– Вот это то! Спасибо!
Доклад был опубликован вместе с Манифестом 17 октября, а секретная записка, извлеченная большевиками из архива Николая II, была ими опубликована несколько лет тому назад[190].
<…> Витте продолжал ездить в Петергоф, сначала по железной дороге, а после железнодорожной забастовки – на пароходе. Но приезжал он оттуда каждый раз все более удрученным.
– При каждой моей беседе с государем, – рассказывал он, – присутствует императрица. И она загадочно молчит. А за дверью, неплотно закрытой, сидят, я знаю, Орлов, Дрентельн и даже сам Игнатьев. Государь любезен, записка, кажется, его убедила, но при слове «конституция» императрица вздрагивает. Если бы не Трепов, если бы не страх за семью, все рухнуло бы.
У Витте продолжались переговоры с общественными деятелями. В один из вечеров он сказал мне:
– Пусть спасает Россию Игнатьев!..
А несколько дней спустя:
– С общественностью я распростился. Кабинет будет из чиновников… Не одобряете? Но выхода нет. Люди не хотят мне помочь. Власть – к обществу, а общество от власти… Мужик – к телке, а телка от мужика… Им подай Учредительное собрание, присягу!.. Даже во Франции этого поначалу не было… Но… Будь что будет! Гвардия еще наша. Если преображенцы скиксовали, то семеновцы, с Мином, пойдут за царя в огонь и воду…

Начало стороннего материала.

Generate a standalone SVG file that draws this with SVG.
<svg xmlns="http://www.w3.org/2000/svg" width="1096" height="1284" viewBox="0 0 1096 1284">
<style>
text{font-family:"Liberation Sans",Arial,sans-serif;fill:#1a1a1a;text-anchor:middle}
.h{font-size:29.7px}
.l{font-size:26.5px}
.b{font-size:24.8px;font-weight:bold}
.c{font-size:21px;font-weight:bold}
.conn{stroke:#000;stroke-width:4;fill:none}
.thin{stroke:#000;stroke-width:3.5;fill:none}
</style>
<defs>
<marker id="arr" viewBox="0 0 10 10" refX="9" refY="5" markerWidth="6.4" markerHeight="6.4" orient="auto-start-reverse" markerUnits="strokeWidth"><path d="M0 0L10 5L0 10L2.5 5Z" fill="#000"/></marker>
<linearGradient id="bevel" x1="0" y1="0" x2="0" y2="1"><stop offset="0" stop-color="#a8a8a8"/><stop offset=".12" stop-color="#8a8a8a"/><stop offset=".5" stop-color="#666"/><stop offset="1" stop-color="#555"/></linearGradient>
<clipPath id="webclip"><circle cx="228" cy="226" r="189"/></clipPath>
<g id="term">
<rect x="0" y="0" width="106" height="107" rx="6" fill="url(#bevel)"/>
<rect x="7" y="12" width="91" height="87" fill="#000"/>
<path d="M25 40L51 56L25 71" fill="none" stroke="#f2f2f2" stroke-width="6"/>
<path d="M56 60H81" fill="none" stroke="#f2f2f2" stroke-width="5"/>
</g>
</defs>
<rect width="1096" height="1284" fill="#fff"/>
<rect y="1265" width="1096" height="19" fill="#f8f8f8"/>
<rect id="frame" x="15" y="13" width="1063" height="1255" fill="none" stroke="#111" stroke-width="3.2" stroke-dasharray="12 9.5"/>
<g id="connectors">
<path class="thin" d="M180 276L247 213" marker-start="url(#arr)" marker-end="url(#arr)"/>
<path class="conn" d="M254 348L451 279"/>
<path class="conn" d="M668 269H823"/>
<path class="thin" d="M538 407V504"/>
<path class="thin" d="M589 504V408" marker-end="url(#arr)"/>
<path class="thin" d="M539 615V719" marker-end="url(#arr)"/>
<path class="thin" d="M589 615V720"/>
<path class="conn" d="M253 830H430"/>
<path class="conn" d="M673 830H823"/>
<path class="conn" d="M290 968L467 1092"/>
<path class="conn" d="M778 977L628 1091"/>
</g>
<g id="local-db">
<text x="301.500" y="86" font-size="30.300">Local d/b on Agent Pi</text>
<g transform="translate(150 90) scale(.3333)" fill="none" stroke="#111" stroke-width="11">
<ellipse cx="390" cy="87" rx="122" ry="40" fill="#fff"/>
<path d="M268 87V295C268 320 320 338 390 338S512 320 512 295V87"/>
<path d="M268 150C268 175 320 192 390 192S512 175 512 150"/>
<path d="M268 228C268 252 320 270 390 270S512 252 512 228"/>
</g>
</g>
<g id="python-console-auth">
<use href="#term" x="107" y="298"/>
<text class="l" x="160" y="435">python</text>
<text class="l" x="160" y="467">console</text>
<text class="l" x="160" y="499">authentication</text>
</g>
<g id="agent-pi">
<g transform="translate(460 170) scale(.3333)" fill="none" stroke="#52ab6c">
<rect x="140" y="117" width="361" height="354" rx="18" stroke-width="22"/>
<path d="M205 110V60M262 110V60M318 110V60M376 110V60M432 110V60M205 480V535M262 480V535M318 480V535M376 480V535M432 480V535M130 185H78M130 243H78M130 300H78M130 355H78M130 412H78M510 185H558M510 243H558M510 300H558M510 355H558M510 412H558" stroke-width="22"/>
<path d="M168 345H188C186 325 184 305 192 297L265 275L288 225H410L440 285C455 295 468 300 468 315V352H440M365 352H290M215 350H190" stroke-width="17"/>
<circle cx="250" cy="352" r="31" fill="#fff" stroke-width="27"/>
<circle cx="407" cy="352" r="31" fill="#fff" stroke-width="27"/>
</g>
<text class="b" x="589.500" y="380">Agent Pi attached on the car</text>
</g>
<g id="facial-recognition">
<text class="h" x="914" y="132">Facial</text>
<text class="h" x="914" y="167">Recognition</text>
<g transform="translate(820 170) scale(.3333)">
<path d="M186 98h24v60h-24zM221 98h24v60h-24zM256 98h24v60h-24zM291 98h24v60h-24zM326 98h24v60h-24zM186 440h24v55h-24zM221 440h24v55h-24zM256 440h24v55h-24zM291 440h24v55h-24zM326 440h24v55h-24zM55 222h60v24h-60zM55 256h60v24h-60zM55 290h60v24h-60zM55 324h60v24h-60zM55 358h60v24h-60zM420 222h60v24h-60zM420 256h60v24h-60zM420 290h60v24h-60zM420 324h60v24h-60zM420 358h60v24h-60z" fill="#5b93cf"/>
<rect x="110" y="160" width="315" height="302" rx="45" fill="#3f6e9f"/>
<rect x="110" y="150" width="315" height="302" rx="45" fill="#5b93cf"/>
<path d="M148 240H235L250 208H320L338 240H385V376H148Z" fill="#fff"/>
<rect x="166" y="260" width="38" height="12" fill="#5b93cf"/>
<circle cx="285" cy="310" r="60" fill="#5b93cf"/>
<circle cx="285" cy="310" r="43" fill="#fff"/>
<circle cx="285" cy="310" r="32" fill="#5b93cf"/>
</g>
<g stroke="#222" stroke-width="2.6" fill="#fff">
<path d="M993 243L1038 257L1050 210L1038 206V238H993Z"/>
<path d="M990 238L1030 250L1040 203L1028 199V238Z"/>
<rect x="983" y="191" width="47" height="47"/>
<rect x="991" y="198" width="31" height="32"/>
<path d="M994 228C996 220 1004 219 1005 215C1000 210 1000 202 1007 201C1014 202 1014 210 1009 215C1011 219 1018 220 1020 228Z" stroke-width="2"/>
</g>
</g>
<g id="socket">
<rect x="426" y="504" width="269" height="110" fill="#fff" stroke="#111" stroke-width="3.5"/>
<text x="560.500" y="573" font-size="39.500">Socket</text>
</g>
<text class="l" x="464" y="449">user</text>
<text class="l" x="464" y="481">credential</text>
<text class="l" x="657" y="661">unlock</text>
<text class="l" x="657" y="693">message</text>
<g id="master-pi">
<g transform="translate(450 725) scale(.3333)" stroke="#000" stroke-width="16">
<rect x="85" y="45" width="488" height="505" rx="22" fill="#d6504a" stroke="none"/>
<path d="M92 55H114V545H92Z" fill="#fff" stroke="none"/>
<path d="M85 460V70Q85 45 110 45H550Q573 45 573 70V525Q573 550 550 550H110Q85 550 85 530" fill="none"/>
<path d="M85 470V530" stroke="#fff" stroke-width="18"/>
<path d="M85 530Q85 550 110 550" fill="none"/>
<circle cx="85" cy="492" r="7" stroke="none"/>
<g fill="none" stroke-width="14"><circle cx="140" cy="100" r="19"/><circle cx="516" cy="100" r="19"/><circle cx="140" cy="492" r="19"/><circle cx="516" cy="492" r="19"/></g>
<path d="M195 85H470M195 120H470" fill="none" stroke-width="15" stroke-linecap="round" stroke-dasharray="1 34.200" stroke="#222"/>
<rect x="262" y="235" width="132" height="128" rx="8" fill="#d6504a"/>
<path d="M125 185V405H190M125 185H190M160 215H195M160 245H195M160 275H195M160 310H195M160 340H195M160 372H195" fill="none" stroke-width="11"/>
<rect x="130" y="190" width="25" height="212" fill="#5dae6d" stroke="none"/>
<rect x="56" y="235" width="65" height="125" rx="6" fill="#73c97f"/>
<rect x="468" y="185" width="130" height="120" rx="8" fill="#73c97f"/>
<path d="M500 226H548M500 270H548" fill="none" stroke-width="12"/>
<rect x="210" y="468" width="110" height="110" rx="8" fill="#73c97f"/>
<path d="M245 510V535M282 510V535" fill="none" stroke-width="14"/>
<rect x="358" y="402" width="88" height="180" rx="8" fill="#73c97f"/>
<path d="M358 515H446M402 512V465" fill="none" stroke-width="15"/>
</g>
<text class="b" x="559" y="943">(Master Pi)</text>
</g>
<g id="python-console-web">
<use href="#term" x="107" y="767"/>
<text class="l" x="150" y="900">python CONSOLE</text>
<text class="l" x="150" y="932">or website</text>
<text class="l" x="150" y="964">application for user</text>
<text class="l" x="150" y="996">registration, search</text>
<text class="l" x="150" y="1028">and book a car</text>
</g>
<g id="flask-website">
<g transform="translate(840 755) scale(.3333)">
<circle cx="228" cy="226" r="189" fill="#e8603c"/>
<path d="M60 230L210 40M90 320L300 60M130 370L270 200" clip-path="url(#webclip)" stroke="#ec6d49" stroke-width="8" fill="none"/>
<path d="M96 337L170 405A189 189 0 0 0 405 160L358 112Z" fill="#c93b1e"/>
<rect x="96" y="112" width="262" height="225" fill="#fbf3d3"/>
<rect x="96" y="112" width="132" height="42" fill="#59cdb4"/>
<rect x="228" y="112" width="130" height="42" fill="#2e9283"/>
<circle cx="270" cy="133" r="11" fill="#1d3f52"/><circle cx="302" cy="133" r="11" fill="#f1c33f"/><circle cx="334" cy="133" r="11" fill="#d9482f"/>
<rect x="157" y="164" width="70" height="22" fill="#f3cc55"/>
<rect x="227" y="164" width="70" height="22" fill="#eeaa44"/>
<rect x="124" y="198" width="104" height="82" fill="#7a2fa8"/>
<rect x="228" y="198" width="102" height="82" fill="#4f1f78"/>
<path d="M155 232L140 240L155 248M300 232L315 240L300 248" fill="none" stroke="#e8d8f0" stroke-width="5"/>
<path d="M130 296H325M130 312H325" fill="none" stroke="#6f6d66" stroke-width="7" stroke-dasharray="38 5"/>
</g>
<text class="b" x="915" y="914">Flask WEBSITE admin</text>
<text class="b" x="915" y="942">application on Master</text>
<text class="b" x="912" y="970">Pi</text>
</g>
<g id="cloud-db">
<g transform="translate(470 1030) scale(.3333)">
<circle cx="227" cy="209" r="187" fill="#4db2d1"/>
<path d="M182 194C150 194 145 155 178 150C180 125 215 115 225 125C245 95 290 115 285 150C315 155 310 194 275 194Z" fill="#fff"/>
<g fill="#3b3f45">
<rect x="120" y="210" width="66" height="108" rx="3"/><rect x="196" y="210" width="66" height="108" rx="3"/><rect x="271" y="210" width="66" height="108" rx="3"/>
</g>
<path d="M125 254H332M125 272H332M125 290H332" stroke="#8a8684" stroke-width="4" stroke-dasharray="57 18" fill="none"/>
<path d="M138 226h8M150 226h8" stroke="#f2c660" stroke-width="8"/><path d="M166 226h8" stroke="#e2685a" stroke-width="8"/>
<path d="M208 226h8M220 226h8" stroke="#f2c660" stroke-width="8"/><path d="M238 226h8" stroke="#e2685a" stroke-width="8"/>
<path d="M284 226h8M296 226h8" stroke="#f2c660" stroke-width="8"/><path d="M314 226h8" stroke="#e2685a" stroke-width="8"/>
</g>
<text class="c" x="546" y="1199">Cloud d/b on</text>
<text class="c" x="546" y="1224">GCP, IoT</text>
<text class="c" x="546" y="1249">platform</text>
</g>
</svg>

– А рабочие, Союз союзов?[191]
– Справимся…
– Из кого же составлен ваш кабинет?
– Моих бывших сотрудников Шипова, Кутлера и друг<их>…
– Широкой публике они не известны.
– Широкой публике и Милюковы с Гучковыми не известны.
– А министр внутренних дел?
– Дурново.
Я шарахнулся.
– Скандальный…
Витте освирепел.
– Дурново знает прекрасно полицейское дело, и он за еврейское равноправие… А еврейский вопрос – самый острый.